Apollo Ra: Ra Pariah
Es kommt einem noch gar nicht so lange vor, als die APOLLO RA-LP via
OPM Records im Jahr 2000 seinen Weg über den Atlantik in heimische
Sammlungen gefunden hat. Dies allerdings nur sehr spärlich, da die meisten
OPM-Alben von Haus aus nicht gerade billig waren und nur wenige Mailorder
sie im Programm hatten. Die Aufnahmen der Band stammen von 1987 und gehören
deshalb natürlich in die Abteilung “Classix“. Zwei Jahre später fanden die
Songs ihren Weg auf ein Kassetten-Album, das längst eine gesuchte Rarität
geworden ist. Und es ist bezeichnend, dass ein solches Album kein Interesse
seitens der Musikindustrie wecken konnte, befand sich doch der Heavy Metal
Ende der 80er in einer Art Leerlauf. Die Plattenverkäufe stimmten zwar noch
einigermaßen, aber junge Newcomer-Bands wurden mehr und mehr ignoriert und
die Majorlabels konzentrierten sich stattdessen auf eine Handvoll etablierte
Bands, mit denen der größte Musikmarkt (die USA) mit wenig Aufwand abgegrast
werden sollte. “Big Player“ wie METALLICA, SLAYER, MEGADETH, MAIDEN oder
ANTHRAX sollten den Labels fleißig Gold- und Platin-Eier ins gemachte Nest
legen, dabei die Tatsache völlig ignorierend, dass diese Bands ihren
kreativen Zenit bereits überschritten hatten oder zumindest kurz davor
waren. Zu wenige erkannten, dass es so nicht mehr lange gut gehen konnte und
versuchten, den klassischen Heavy Metal auf ihre Art mit ins neue Jahrzehnt
rüber zu retten, beispielsweise ein Jon Schaffer von ICED EARTH oder Warrel
Dane von SANCTUARY. Aber mittlerweile hatten zu viele gute Bands das
Handtuch geworfen, ihren Stil bis zur Unkenntlichkeit abgeändert oder waren
nicht in der Lage, jüngere Fans an sich zu binden, die kurz darauf
reihenweise von der Grunge/Alternative-Welle hinweggefegt wurden. Europa
dagegen, mitsamt dem Mutterland des Heavy Metal, Großbritannien, spielte bei
diesen Verschiebungen der Musiklandschaft kaum noch eine tragende Rolle.

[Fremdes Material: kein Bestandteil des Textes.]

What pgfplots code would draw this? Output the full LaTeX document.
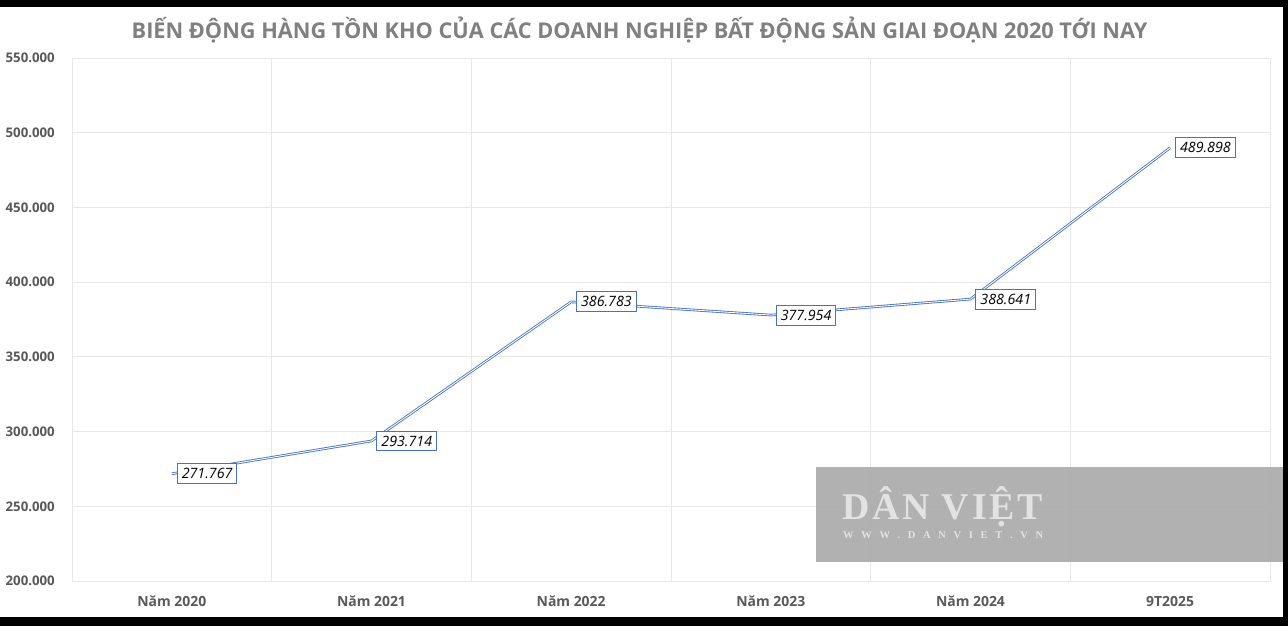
\documentclass[border=0pt]{standalone}
\usepackage{fontspec}
\setmainfont{Open Sans}
\newfontfamily\wmfont{Liberation Serif}
\usepackage{pgfplots}
\pgfplotsset{compat=1.18}
\definecolor{lineblue}{RGB}{68,114,196}
\definecolor{titlegray}{RGB}{128,128,128}
\definecolor{labgray}{RGB}{89,89,89}
\definecolor{gridgray}{RGB}{232,232,232}
\definecolor{wmgray}{RGB}{171,171,171}
\definecolor{wmtext}{RGB}{226,226,226}
\pgfplotstableread{
x y lab
0 271767 271.767
1 293714 293.714
2 386783 386.783
3 377954 377.954
4 388641 388.641
5 489898 489.898
}\datatable
\begin{document}
\begin{tikzpicture}
\fill[black] (0,0) rectangle (1288bp,626bp);
\fill[white] (0,9bp) rectangle (1283bp,619bp);
\begin{axis}[
  at={(72bp,45bp)}, anchor=south west, scale only axis,
  width=1198bp, height=523bp,
  xmin=-0.5, xmax=5.5, ymin=200000, ymax=550000,
  xtick={0,1,2,3,4,5},
  xticklabels={Năm 2020,Năm 2021,Năm 2022,Năm 2023,Năm 2024,9T2025},
  minor xtick={-0.5,0.5,1.5,2.5,3.5,4.5,5.5},
  xminorgrids,
  ytick={200000,250000,300000,350000,400000,450000,500000,550000},
  yticklabels={200.000,250.000,300.000,350.000,400.000,450.000,500.000,550.000},
  ymajorgrids,
  major tick length=0, minor tick length=0,
  grid style={draw=gridgray, line width=0.8bp},
  minor grid style={draw=gridgray, line width=0.8bp},
  axis line style={draw=gridgray, line width=0.8bp},
  scaled y ticks=false,
  yticklabel style={anchor=east, inner sep=0pt, xshift=-17bp, text=labgray, font=\bfseries\fontsize{13.3}{13}\selectfont},
  xticklabel style={anchor=north, inner sep=0pt, yshift=-15bp, text=labgray, font=\bfseries\fontsize{14}{14}\selectfont},
  clip=false,
]
\addplot[lineblue, line width=2.6bp, mark=none] table[x=x, y=y] {\datatable};
\addplot[white, line width=0.9bp, mark=none] table[x=x, y=y] {\datatable};
\addplot[draw=none, mark=none, nodes near coords, point meta=explicit symbolic,
  nodes near coords style={anchor=west, xshift=5bp, draw=lineblue, line width=0.9bp, fill=white, text=black,
    font=\itshape\fontsize{14.3}{14}\selectfont, inner xsep=4.5bp, inner ysep=4.7bp}]
  table[x=x, y=y, meta=lab] {\datatable};
\end{axis}
\fill[wmgray, opacity=0.92] (816bp,64bp) rectangle (1283bp,159bp);
\node[text=wmtext, font=\wmfont\bfseries\fontsize{38}{38}\selectfont, anchor=base west, inner sep=0pt] at (842bp,106bp) {\makebox[201bp][s]{D\hfil Â\hfil N\hskip 9bp plus 1fil V\hfil I\hfil Ệ\hfil T}};
\node[text=wmtext, font=\wmfont\bfseries\fontsize{10.5}{10.5}\selectfont, anchor=base west, inner sep=0pt] at (843bp,87bp) {\makebox[200bp][s]{W W W . D A N V I E T . V N}};
\node[text=titlegray, font=\bfseries\fontsize{21.8}{22}\selectfont, inner sep=0pt] at (639.5bp,596bp) {BIẾN ĐỘNG HÀNG TỒN KHO CỦA CÁC DOANH NGHIỆP BẤT ĐỘNG SẢN GIAI ĐOẠN 2020 TỚI NAY};
\end{tikzpicture}
\end{document}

Aber zurück zu unseren Apolloraner, die es in diesem schwierigen Umfeld
schwer hatten, Fuß zu fassen. Und das, obwohl sie ein Tape ablieferten, dass
eben jenes seltene Potenzial hatte, sowohl klassische Metallurgen zufrieden
zu stellen, als auch neue Fans mit einem frischen, irgendwie zeitgemäßen
Stil zu beeindrucken, nicht unähnlich wie die genannten SANCTUARY. Die
beiden eingängigsten Tracks setzte man auch ganz bewusst am Anfang, “Crimson
Street“ und vor allem der Melodie-Hammer “Out In The Night“ müssen einfach
jedem gefallen, den die Pop/Techno/Schlager-Musik noch nicht völlig taub
gemacht hat. Völlig egal, ob ihr den Song eurem Briefträger, eurer
Schwiegermutter oder dem GEZ-Schnüffler vor der Haustür vorspielt, damit
solltet ihr leicht punkten können. Danach wird es hier und da etwas
vertrackter und der abgehackte, “moderne“ Gesangsstil bei “Creating Zero“
hätte wegen mir nicht sein müssen. Doch mit dem furiosen Dreierpack auf der
B-Seite, bestehend aus “Ra Pariah“, “Bane Of The Black Sword“ (inspiriert
durch die reichhaltige Fantasywelt von Michael Moorcock) und “March Of Fire“
läuft die Band wieder zu bestechender Höchstform auf. Das ist packender,
dynamischer US Metal der höchsten Güte und von fähigen Musikern umgesetzt,
von denen Sänger Daniel John Miller unter ansonsten gleichwertigen Könnern
noch gesondert herausragt. Bewegt er sich doch mit traumwandlerischer
Sicherheit in derart hohen Tonlagen, dass sich im Vergleich dazu jeder
Hobby/Karaoke-Sänger fragen muss, ob er das Trällern von Liedern vielleicht
besser auf den morgendlichen Duschvorgang beschränken sollte. Derart
gnadenlos gute Powermetal-Songs waren Ende der 80er selbst aus den USA
längst ein seltenes Gut geworden. Und der oft herbeigezogene
QUEENSRYCHE-Vergleich stößt anhand solcher Powertracks bei mir auf
Unverständnis, APLLO RA hatten ihren eigenen Stil, der so gut umgesetzt
wurde, dass man allerhöchstens grobe Vergleiche ziehen kann, aber keineswegs
von einer Kopie von Band “xy“ sprechen sollte..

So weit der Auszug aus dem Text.